TRICK addresses GNSS spoofing by fusing authenticated GNSS broadcast data with two distance-bounding measurements via a trusted LEO satellite to form an ellipsoidal constraint that bounds a user’s position and the clock bias. Unlike classical VM, TRICK requires only two-way ranging with a single LEO reference (or two measurements with moving/dual-LEO) and leverages broadcast signals to achieve VM-like guarantees with reduced infrastructure and communication overhead. The approach introduces an offset term for asynchronous downlinks, provides two integrity checks (geometric containment and sum residuals), and demonstrates resilience against forward and backward delay attacks, showing practical viability for secure PNT and clock synchronization. With analyses and simulations, TRICK demonstrates detection of spoofing, improved availability over VM in global scenarios, and seamless potential integration with 5G-NTN and distributed anchors, underscoring its operational impact for scalable, secure positioning at global scale.

Abstract

Global Navigation Satellite Systems (GNSS) provide Positioning, Navigation, and Timing (PNT) information to over 4 billion devices worldwide. Despite its pervasive use in safety critical and high precision applications, GNSS remains vulnerable to spoofing attacks. Cryptographic enhancements, such as the use of TESLA protocol in Galileo, to provide navigation message authentication do not mitigate time of arrival manipulations. In this paper, we propose TRICK, a primitive for secure positioning that closes this gap by introducing a fundamentally new approach that only requires two way communications with a single reference node along with multiple broadcast signals.
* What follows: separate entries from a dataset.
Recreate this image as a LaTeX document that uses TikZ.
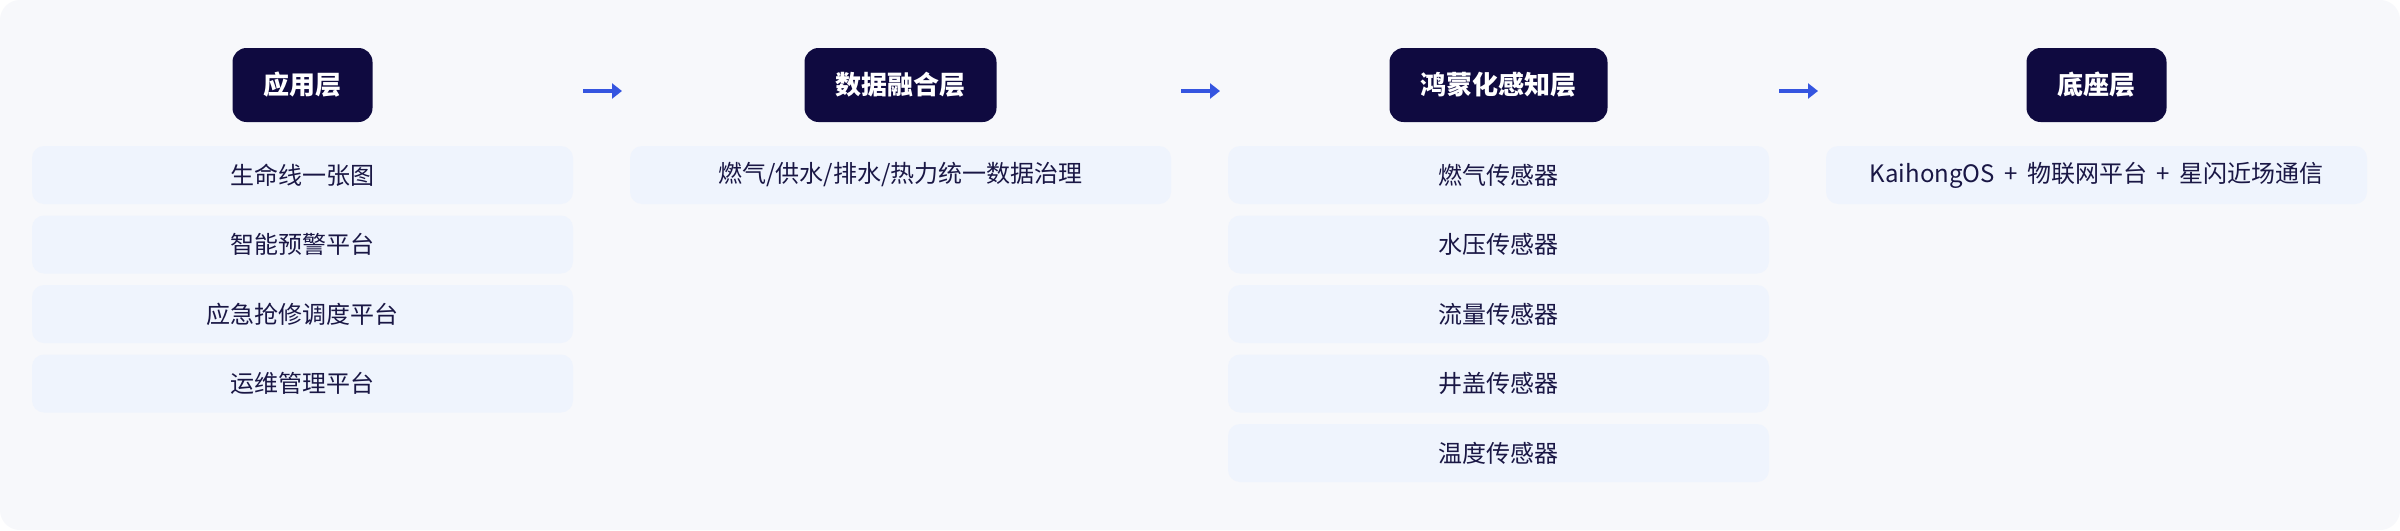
\documentclass[tikz,border=0pt]{standalone}
\usepackage{fontspec}
\setmainfont{Noto Sans CJK SC}
\usetikzlibrary{arrows.meta}
\definecolor{bgc}{HTML}{F7F8FB}
\definecolor{hdr}{HTML}{0F0A40}
\definecolor{itm}{HTML}{EFF4FD}
\definecolor{txt}{HTML}{1A1745}
\definecolor{arw}{HTML}{3555E0}
\begin{document}
\begin{tikzpicture}[x=1pt,y=1pt,
 hdrbox/.style={fill=hdr, rounded corners=14pt, text=white, font=\fontsize{26}{30}\selectfont\bfseries, minimum height=74pt, inner xsep=31pt, inner ysep=0pt},
 itmbox/.style={fill=itm, rounded corners=12pt, text=txt, font=\fontsize{24}{28}\selectfont, minimum width=541pt, minimum height=58pt, inner sep=0pt},
 arr/.style={draw=arw, line width=3.5pt, -{Triangle[length=10pt,width=15pt]}}]
\useasboundingbox (0,0) rectangle (2400,-530);
\fill[white] (0,0) rectangle (2400,-530);
\fill[bgc, rounded corners=20pt] (0,0) rectangle (2400,-530);
% headers
\node[hdrbox] (h1) at (302.5,-85) {应用层};
\node[hdrbox] (h2) at (900.5,-85) {数据融合层};
\node[hdrbox] (h3) at (1498.5,-85) {鸿蒙化感知层};
\node[hdrbox] (h4) at (2096.5,-85) {底座层};
% column 1
\node[itmbox] (a1) at (302.5,-175) {生命线一张图};
\node[itmbox] (a2) at (302.5,-244.5) {智能预警平台};
\node[itmbox] (a3) at (302.5,-314) {应急抢修调度平台};
\node[itmbox] (a4) at (302.5,-383.5) {运维管理平台};
% column 2
\node[itmbox] (b1) at (900.5,-175) {燃气/供水/排水/热力统一数据治理};
% column 3
\node[itmbox] (c1) at (1498.5,-175) {燃气传感器};
\node[itmbox] (c2) at (1498.5,-244.5) {水压传感器};
\node[itmbox] (c3) at (1498.5,-314) {流量传感器};
\node[itmbox] (c4) at (1498.5,-383.5) {井盖传感器};
\node[itmbox] (c5) at (1498.5,-453) {温度传感器};
% column 4
\node[itmbox] (d1) at (2096.5,-175) {KaihongOS\hspace{4pt} + \hspace{4pt}物联网平台\hspace{4pt} + \hspace{4pt}星闪近场通信};
% arrows
\coordinate (p1s) at (583,-91);  \coordinate (p1e) at (622,-91);
\coordinate (p2s) at (1181,-91); \coordinate (p2e) at (1220,-91);
\coordinate (p3s) at (1779,-91); \coordinate (p3e) at (1818,-91);
\draw[arr] (p1s) -- (p1e);
\draw[arr] (p2s) -- (p2e);
\draw[arr] (p3s) -- (p3e);
\end{tikzpicture}
\end{document}
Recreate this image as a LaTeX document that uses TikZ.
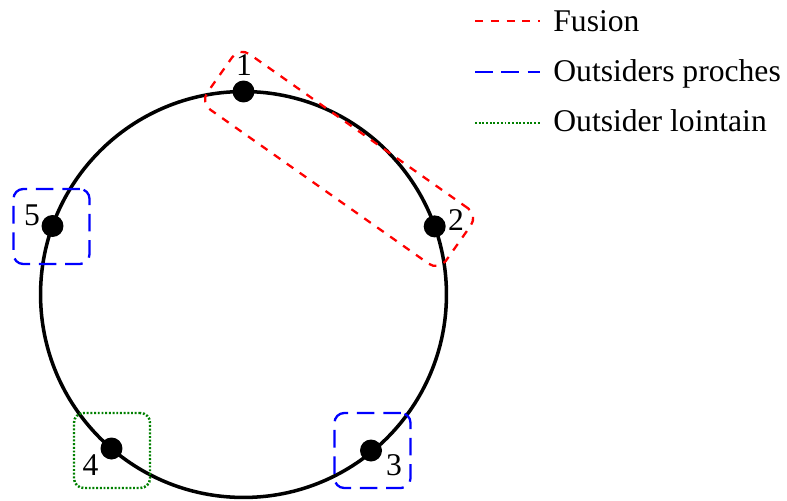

Unlike classical Verifiable Multilateration (VM), which requires establishing two way communication with each reference nodes, our solution relies on only two measurements with a trusted Low Earth Orbiting (LEO) satellite and combines broadcast navigation signals. We rigorously prove that combining the LEO satellite based two way range measurements and multiple one way ranges such as from broadcast signals of GNSS into ellipsoidal constraint restores the same guarantees as offered by VM whilst using minimal infrastructure and message exchanges. Through detailed analysis, we show that our approach reliably detects spoofing attempts while adding negligible computation overhead.

Paper Structure

This paper contains 21 sections, 25 equations, 13 figures.

Figures (13)

  • Figure 1: Major problems solved by our proposed mechanisms in TRICK.
  • Figure 2: Protocol for performing VM. The described scenario assumes two way communication between UE and each of the LEO satellites.
  • Figure 3: The proposed protocol according to the mechanisms of TRICK to build ellipse based primitive needed for secure positioning.
  • Figure 4: A Scenario where the downlink transmission of LEO satellite is not synchronized with the GNSS satellites.
  • Figure 5: Left: A single TWR and broadcast measurement forms ellipses that only increase. However, UE cannot detect spoofing due to lack of closed regions. Middle: Two time separated measurements with a moving LEO form secure triangles with GNSS, enabling spoofing detection. Right: Instant spoofing detection is possible via measurements with two LEO satellites.